Executive secretary of the NUC, Professor Julius Okojie, said in October that “more than half [the number of lecturers in Nigerian universities] do not have a Ph.D.” The figure is about 21,350. Okojie said some university teachers “have stayed on the same job as assistant lecturers for more than 15 years.” He called for a reform of university teaching guidelines, noting: “It doesn’t augur well for the system.”

Analysts say increasing emphasis on the Ph.D. as a requirement for university teaching positions is pressuring lecturers to get a doctorate.

Daily Trust [5]
October 19, 2011

Senegal

U.S. University Closes Branch Campus

Suffolk University [6] closed its branch campus in Senegal this year, citing loses of $10 million. The university decided it would be easier and cheaper to bring the 104 enrolled African students to its campus in Boston than keep teaching operations running in Senegal.

Suffolk University launched its Dakar, Senegal, campus in 1999, offering American-style higher education. This year’s shutdown is the latest of many around the world among U.S. institutions, reports the Boston Globe, after a veritable international branch campus gold rush over the last decade. Those that are closing are running out of cash as they struggle to attract enough students and develop a viable business model.

“In the last 10 years, there was a gold-rush mentality,’’ according to Jason Lane, who studies the internationalization of higher education at the State University of New York [7] at Albany. “Everyone was trying to start an international branch. But now the excitement is stalling.’’

Perhaps the most spectacular collapse of an international branch campus happened last year, when Michigan State University [8], failing to recruit even one-fourth as many students as planned, pulled out of Dubai after just two years in business. George Mason University [9] left the United Arab Emirates two years ago, before its inaugural class could graduate. Troy University [10] has closed three branches in the past year, in Guam, Sri Lanka, and Germany. Texas Tech University [11] plans to shutter its own German outpost by 2012. And that is just the U.S. schools that have failed in recent years.

Boston Globe [12]
October 12, 2011

Tanzania

Private Ugandan University to Establish Campus in Tanzania

Tanzanian president Jakaya Kikwete has been outspoken in his desire to involve the private sector in building the country’s higher education capacity. And now he is welcoming a campus from neighboring Uganda.
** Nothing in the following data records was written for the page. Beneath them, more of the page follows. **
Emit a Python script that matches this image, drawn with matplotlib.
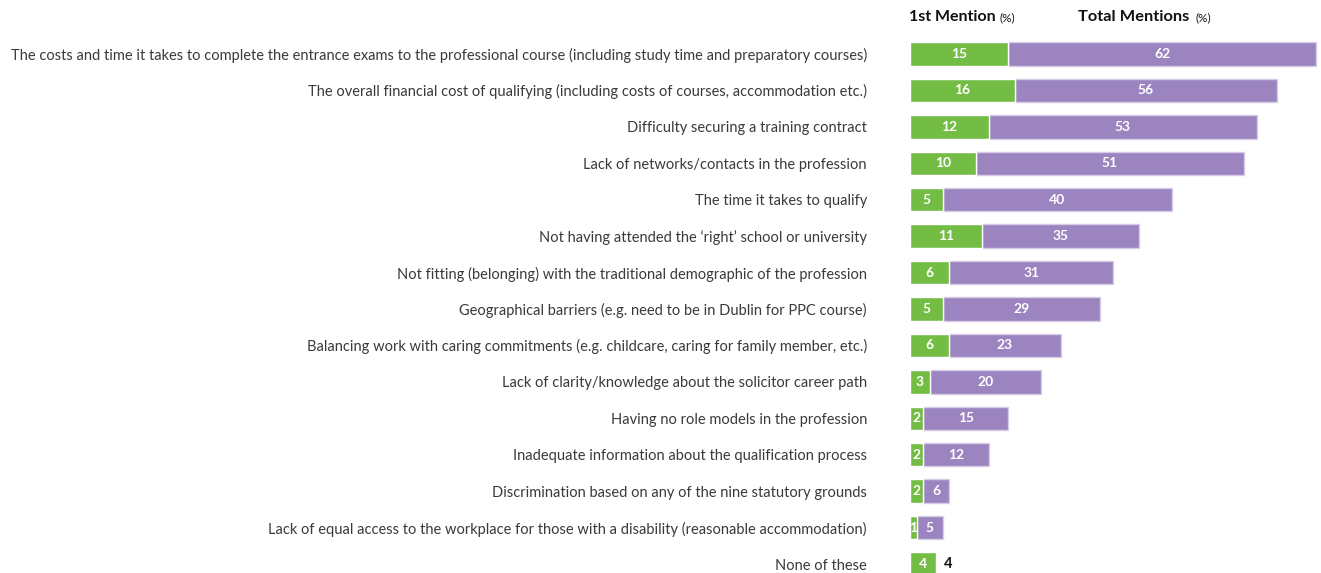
import matplotlib.pyplot as plt
import numpy as np

categories = [
    "The costs and time it takes to complete the entrance exams to the professional course (including study time and preparatory courses)",
    "The overall financial cost of qualifying (including costs of courses, accommodation etc.)",
    "Difficulty securing a training contract",
    "Lack of networks/contacts in the profession",
    "The time it takes to qualify",
    "Not having attended the \u2018right\u2019 school or university",
    "Not fitting (belonging) with the traditional demographic of the profession",
    "Geographical barriers (e.g. need to be in Dublin for PPC course)",
    "Balancing work with caring commitments (e.g. childcare, caring for family member, etc.)",
    "Lack of clarity/knowledge about the solicitor career path",
    "Having no role models in the profession",
    "Inadequate information about the qualification process",
    "Discrimination based on any of the nine statutory grounds",
    "Lack of equal access to the workplace for those with a disability (reasonable accommodation)",
    "None of these",
]
first_mention = [15, 16, 12, 10, 5, 11, 6, 5, 6, 3, 2, 2, 2, 1, 4]
total_mentions = [62, 56, 53, 51, 40, 35, 31, 29, 23, 20, 15, 12, 6, 5, 4]

GREEN = "#74bd45"
PURPLE = "#9b84c0"

W, H = 1321, 573
fig = plt.figure(figsize=(W / 100, H / 100), dpi=100)
plt.rcParams["font.family"] = ["Lato", "DejaVu Sans"]

left_px, scale = 910, 6.55
xmax = (1317.5 - left_px) / scale
ax = fig.add_axes([left_px / W, 0, (xmax * scale) / W, 537 / H])

y = np.arange(len(categories))
first = np.array(first_mention)
total = np.array(total_mentions)
h = 0.64

ax.barh(y, total - first, left=first, height=h, color=PURPLE,
        edgecolor="#d6cce6", linewidth=1.0)
ax.barh(y, first, height=h, color=GREEN, edgecolor="white", linewidth=1.0)

for yi, f, t in zip(y, first, total):
    ax.text(f / 2, yi, str(f), ha="center", va="center", color="white",
            fontsize=10, fontweight="bold")
    if t > f:
        ax.text((f + t) / 2, yi, str(t), ha="center", va="center",
                color="white", fontsize=10, fontweight="bold")
    else:
        ax.text(t + 1.1, yi, str(t), ha="left", va="center",
                color="#111111", fontsize=10.5, fontweight="bold")

ax.set_xlim(0, xmax)
ax.set_ylim(14 + 9 / 36.43, -18 / 36.43)
ax.set_yticks(y)
ax.set_yticklabels(categories, fontsize=10.5, color="#3a3a3a")
ax.tick_params(axis="y", length=0, pad=31)
ax.set_xticks([])
for s in ax.spines.values():
    s.set_visible(False)

# column headers
fig.text(909 / W, 1 - 17 / H, "1st Mention", fontsize=11.5, fontweight="bold",
         color="#111111", va="center", ha="left")
fig.text(1000 / W, 1 - 18 / H, "(%)", fontsize=8.5, color="#111111",
         va="center", ha="left")
fig.text(1078 / W, 1 - 17 / H, "Total Mentions", fontsize=11.8,
         fontweight="bold", color="#111111", va="center", ha="left")
fig.text(1195 / W, 1 - 18 / H, "(%)", fontsize=8.5, color="#111111",
         va="center", ha="left")

fig.savefig("out.png", dpi=100)
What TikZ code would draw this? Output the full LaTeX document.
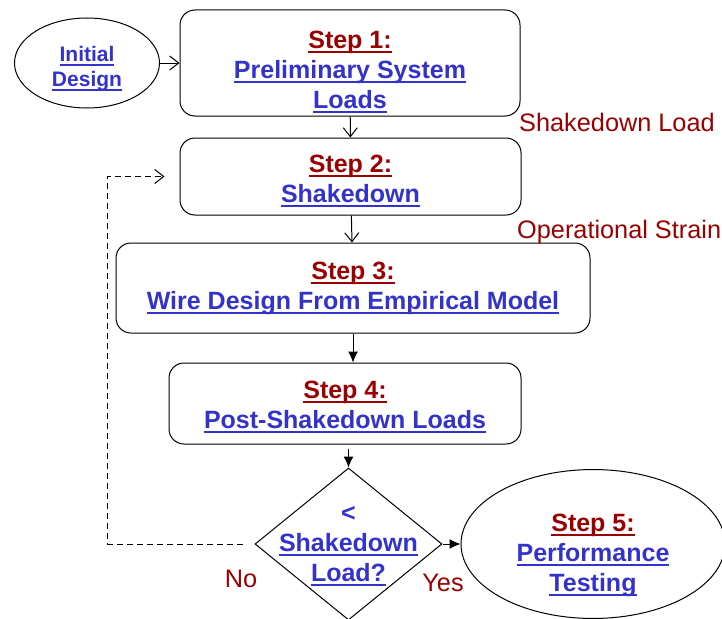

Uganda’s Kampala International University [13] (KIU) is currently in the process of establishing its newest campus [14] in Tanzania’s commercial capital, Dar es Salaam. The new campus will add to a network of regional campus in East Africa that extends to Burundi, Kenya, Rwanda, and Uganda. Additionally, the university says it also getting ready to offer distance-learning options for students who cannot attend campus-based classes.